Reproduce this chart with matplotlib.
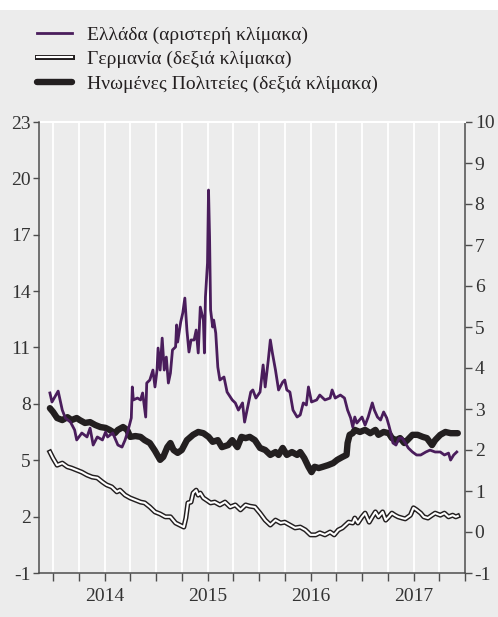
import matplotlib
matplotlib.use("Agg")
import matplotlib.pyplot as plt
import matplotlib.patheffects as pe
from matplotlib.patches import Rectangle

plt.rcParams['font.family'] = ['Liberation Serif', 'DejaVu Serif']

# Ten-year government bond yields (%), dates as decimal years
greece_t = [2013.97, 2013.99, 2014.05, 2014.09, 2014.12, 2014.17, 2014.21, 2014.23, 2014.28, 2014.33,
            2014.36, 2014.39, 2014.43, 2014.48, 2014.51, 2014.53, 2014.58, 2014.63, 2014.67, 2014.70,
            2014.73, 2014.76, 2014.77, 2014.78, 2014.82, 2014.85, 2014.87, 2014.90, 2014.91, 2014.94,
            2014.97, 2014.99, 2015.01, 2015.02, 2015.04, 2015.06, 2015.08, 2015.10, 2015.12, 2015.14,
            2015.16, 2015.19, 2015.20, 2015.21, 2015.24, 2015.26, 2015.28, 2015.30, 2015.32, 2015.34,
            2015.37, 2015.39, 2015.41, 2015.43, 2015.46, 2015.47, 2015.48, 2015.50, 2015.51, 2015.52,
            2015.53, 2015.55, 2015.56, 2015.58, 2015.60, 2015.62, 2015.66, 2015.69, 2015.74, 2015.77,
            2015.80, 2015.84, 2015.86, 2015.89, 2015.92, 2015.94, 2015.97, 2016.01, 2016.04, 2016.06,
            2016.09, 2016.11, 2016.13, 2016.16, 2016.19, 2016.23, 2016.25, 2016.27, 2016.30, 2016.33,
            2016.37, 2016.40, 2016.43, 2016.46, 2016.48, 2016.51, 2016.56, 2016.59, 2016.64, 2016.69,
            2016.71, 2016.74, 2016.79, 2016.83, 2016.86, 2016.89, 2016.91, 2016.93, 2016.95, 2017.00,
            2017.03, 2017.06, 2017.10, 2017.12, 2017.15, 2017.18, 2017.21, 2017.24, 2017.26, 2017.28,
            2017.30, 2017.33, 2017.36, 2017.39, 2017.42, 2017.45, 2017.49, 2017.53, 2017.57, 2017.62,
            2017.66, 2017.71, 2017.76, 2017.80, 2017.84, 2017.86, 2017.89, 2017.92]
greece_v = [8.58, 8.10, 8.68, 7.67, 7.25, 7.03, 6.61, 6.08, 6.45, 6.24,
            6.71, 5.81, 6.24, 6.08, 6.50, 6.24, 6.45, 5.81, 5.70, 6.08,
            6.61, 7.25, 8.90, 8.21, 8.31, 8.21, 8.58, 7.30, 9.11, 9.27,
            9.80, 8.90, 9.80, 10.97, 9.80, 11.50, 9.80, 10.49, 9.11, 9.64,
            10.87, 11.03, 12.20, 11.29, 12.36, 12.84, 13.63, 11.93, 10.76, 11.40,
            11.40, 11.93, 10.71, 13.15, 12.46, 10.71, 13.69, 15.50, 19.38, 16.88,
            13.00, 12.09, 12.46, 11.77, 9.96, 9.27, 9.43, 8.63, 8.21, 8.05,
            7.67, 8.05, 7.03, 7.83, 8.63, 8.74, 8.31, 8.63, 10.07, 8.90,
            10.33, 11.40, 10.71, 9.80, 8.74, 9.16, 9.27, 8.74, 8.63, 7.67,
            7.30, 7.41, 8.05, 7.94, 8.90, 8.10, 8.21, 8.47, 8.21, 8.31,
            8.74, 8.31, 8.47, 8.31, 7.67, 7.25, 6.77, 7.30, 6.98, 7.30,
            6.87, 7.30, 8.05, 7.67, 7.30, 7.14, 7.57, 7.25, 6.87, 6.45,
            5.92, 5.81, 6.18, 6.18, 5.92, 5.65, 5.44, 5.28, 5.28, 5.44,
            5.54, 5.44, 5.44, 5.28, 5.38, 5.01, 5.28, 5.44]

us_t = [2013.97, 2014.00, 2014.04, 2014.09, 2014.14, 2014.18, 2014.23, 2014.26, 2014.31, 2014.36,
        2014.41, 2014.46, 2014.51, 2014.55, 2014.60, 2014.63, 2014.68, 2014.72, 2014.75, 2014.80,
        2014.85, 2014.89, 2014.94, 2014.99, 2015.04, 2015.07, 2015.11, 2015.14, 2015.17, 2015.21,
        2015.25, 2015.30, 2015.36, 2015.41, 2015.46, 2015.51, 2015.55, 2015.60, 2015.64, 2015.70,
        2015.74, 2015.79, 2015.83, 2015.87, 2015.91, 2015.96, 2016.01, 2016.06, 2016.11, 2016.16,
        2016.19, 2016.23, 2016.27, 2016.32, 2016.37, 2016.40, 2016.44, 2016.48, 2016.51, 2016.54,
        2016.58, 2016.62, 2016.67, 2016.72, 2016.76, 2016.81, 2016.85, 2016.86, 2016.88, 2016.91,
        2016.93, 2016.98, 2017.03, 2017.08, 2017.13, 2017.16, 2017.21, 2017.26, 2017.29, 2017.33,
        2017.37, 2017.41, 2017.44, 2017.49, 2017.54, 2017.59, 2017.63, 2017.68, 2017.71, 2017.76,
        2017.81, 2017.86, 2017.91, 2017.93]
us_v = [3.02, 2.93, 2.78, 2.73, 2.80, 2.73, 2.78, 2.73, 2.66, 2.68,
        2.61, 2.56, 2.54, 2.49, 2.41, 2.49, 2.56, 2.49, 2.32, 2.34,
        2.32, 2.24, 2.17, 1.98, 1.76, 1.83, 2.07, 2.17, 2.00, 1.93,
        2.00, 2.24, 2.37, 2.44, 2.41, 2.32, 2.20, 2.24, 2.07, 2.12,
        2.24, 2.07, 2.32, 2.29, 2.32, 2.24, 2.05, 2.00, 1.88, 1.95,
        1.88, 2.05, 1.88, 1.95, 1.88, 1.95, 1.80, 1.59, 1.46, 1.59,
        1.56, 1.59, 1.63, 1.68, 1.76, 1.83, 1.88, 2.17, 2.37, 2.41,
        2.49, 2.44, 2.49, 2.41, 2.49, 2.37, 2.44, 2.41, 2.29, 2.24,
        2.29, 2.17, 2.24, 2.37, 2.37, 2.32, 2.29, 2.12, 2.24, 2.37,
        2.44, 2.41, 2.41, 2.41]

germany_t = [2013.97, 2014.00, 2014.04, 2014.09, 2014.14, 2014.18, 2014.23, 2014.28, 2014.33, 2014.38,
             2014.43, 2014.48, 2014.52, 2014.57, 2014.62, 2014.65, 2014.70, 2014.75, 2014.80, 2014.85,
             2014.89, 2014.94, 2014.99, 2015.04, 2015.09, 2015.14, 2015.19, 2015.23, 2015.27, 2015.29,
             2015.31, 2015.34, 2015.36, 2015.39, 2015.41, 2015.43, 2015.46, 2015.49, 2015.53, 2015.57,
             2015.62, 2015.67, 2015.72, 2015.77, 2015.82, 2015.87, 2015.91, 2015.96, 2016.01, 2016.06,
             2016.11, 2016.16, 2016.21, 2016.25, 2016.30, 2016.35, 2016.40, 2016.45, 2016.50, 2016.55,
             2016.59, 2016.64, 2016.69, 2016.73, 2016.77, 2016.81, 2016.84, 2016.87, 2016.91, 2016.93,
             2016.96, 2017.00, 2017.03, 2017.07, 2017.10, 2017.13, 2017.16, 2017.20, 2017.23, 2017.26,
             2017.29, 2017.32, 2017.35, 2017.39, 2017.42, 2017.47, 2017.50, 2017.53, 2017.57, 2017.60,
             2017.64, 2017.68, 2017.71, 2017.76, 2017.80, 2017.84, 2017.88, 2017.91, 2017.93]
germany_v = [1.95, 1.80, 1.63, 1.68, 1.59, 1.56, 1.51, 1.46, 1.39, 1.34,
             1.32, 1.22, 1.15, 1.10, 0.98, 1.02, 0.90, 0.83, 0.78, 0.73,
             0.71, 0.61, 0.49, 0.44, 0.37, 0.37, 0.22, 0.17, 0.12, 0.34,
             0.71, 0.73, 0.95, 1.02, 0.90, 0.95, 0.83, 0.78, 0.71, 0.73,
             0.66, 0.73, 0.61, 0.66, 0.54, 0.66, 0.63, 0.61, 0.46, 0.29,
             0.17, 0.29, 0.22, 0.24, 0.17, 0.10, 0.12, 0.05, -0.07, -0.07,
             -0.02, -0.07, 0.00, -0.07, 0.05, 0.10, 0.17, 0.24, 0.22, 0.34,
             0.22, 0.37, 0.46, 0.24, 0.37, 0.49, 0.37, 0.49, 0.29, 0.37,
             0.46, 0.41, 0.37, 0.34, 0.32, 0.41, 0.59, 0.54, 0.46, 0.37,
             0.34, 0.41, 0.46, 0.41, 0.46, 0.37, 0.41, 0.37, 0.39]

labels = ['Ελλάδα (αριστερή κλίμακα)',
          'Γερμανία (δεξιά κλίμακα)',
          'Ηνωμένες Πολιτείες (δεξιά κλίμακα)']
years = [2014, 2015, 2016, 2017]
left_ticks = [-1, 2, 5, 8, 11, 14, 17, 20, 23]
right_ticks = list(range(-1, 11))

BG = '#ececec'
INK = '#231f20'
AXC = '#4d4d4d'
TXT = '#333333'
PURPLE = '#4a1d5c'
FS = 14

W, H = 498, 617
fig = plt.figure(figsize=(W / 100, H / 100), dpi=100, facecolor=BG)
fig.add_artist(Rectangle((0, 1 - 10 / H), 1, 10 / H, transform=fig.transFigure,
                         facecolor='white', edgecolor='none'))

rect = [39 / W, 1 - 573 / H, (465 - 39) / W, (573 - 122) / H]
ax2 = fig.add_axes(rect)   # right scale, carries background, grid and x axis
ax = fig.add_axes(rect)    # left scale, drawn on top
ax.patch.set_visible(False)
ax2.set_facecolor(BG)

x_lo, x_hi = 2013.864, 2018.0
for a in (ax, ax2):
    a.set_xlim(x_lo, x_hi)
ax.set_ylim(-1, 23)
ax2.set_ylim(-1, 10)

# quarterly white gridlines
quarters = [y + q / 4 for y in years for q in range(4)]
for q in quarters:
    ax2.axvline(q, color='white', lw=1.3, zorder=0.5)

# series
l_de, = ax2.plot(germany_t, germany_v, color='white', lw=1.5, zorder=2,
                 path_effects=[pe.Stroke(linewidth=3.6, foreground=INK), pe.Normal()],
                 solid_joinstyle='round')
l_us, = ax2.plot(us_t, us_v, color=INK, lw=4.6, zorder=3, solid_joinstyle='round',
                 solid_capstyle='round')
l_gr, = ax.plot(greece_t, greece_v, color=PURPLE, lw=2.0, zorder=4,
                solid_joinstyle='round')

# spines
for a in (ax, ax2):
    for s in a.spines.values():
        s.set_visible(False)
for a, side in ((ax, 'left'), (ax2, 'right'), (ax2, 'bottom')):
    a.spines[side].set_visible(True)
    a.spines[side].set_color(AXC)
    a.spines[side].set_linewidth(1.1)
ax2.spines['top'].set_visible(True)
ax2.spines['top'].set_color('white')
ax2.spines['top'].set_linewidth(1.5)

# y ticks
ax.set_yticks(left_ticks)
ax.set_yticklabels([str(v) for v in left_ticks])
ax.tick_params(axis='y', direction='out', length=4, width=1, color=AXC, pad=2,
               labelsize=FS, labelcolor=TXT, left=True, right=False)
ax.tick_params(axis='x', which='both', bottom=False, labelbottom=False)
ax2.yaxis.tick_right()
ax2.set_yticks(right_ticks)
ax2.set_yticklabels([str(v) for v in right_ticks])
ax2.tick_params(axis='y', direction='out', length=5, width=1, color=AXC, pad=2,
                labelsize=FS, labelcolor=TXT)

# x ticks: quarters marked, years labelled at mid-year
ax2.set_xticks(quarters + [x_hi])
ax2.set_xticklabels([''] * (len(quarters) + 1))
ax2.tick_params(axis='x', which='major', direction='out', length=6, width=1, color=AXC)
for y in years:
    ax2.text(y + 0.5, -0.034, str(y), transform=ax2.get_xaxis_transform(),
             ha='center', va='top', fontsize=FS, color=TXT)

# legend
leg = fig.legend([l_gr, l_de, l_us], labels, loc='upper left',
                 bbox_to_anchor=(37 / W, 1 - 26 / H), frameon=False,
                 fontsize=FS, handlelength=1.8, handletextpad=0.75,
                 labelspacing=0.36, borderaxespad=0, borderpad=0)
for t in leg.get_texts():
    t.set_color(INK)

fig.savefig('out.png', dpi=100, facecolor=BG)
• • • • •
Set down again, exactly, the lines of the material above from its first line to the one with "plt.rcParams['font.family'] = ['Liberation", inclusive. Leave the pictures out.

* **TASK RESULT**:
Reproduce this chart with matplotlib.
import matplotlib
matplotlib.use("Agg")
import matplotlib.pyplot as plt
import matplotlib.patheffects as pe
from matplotlib.patches import Rectangle

plt.rcParams['font.family'] = ['Liberation Serif', 'DejaVu Serif']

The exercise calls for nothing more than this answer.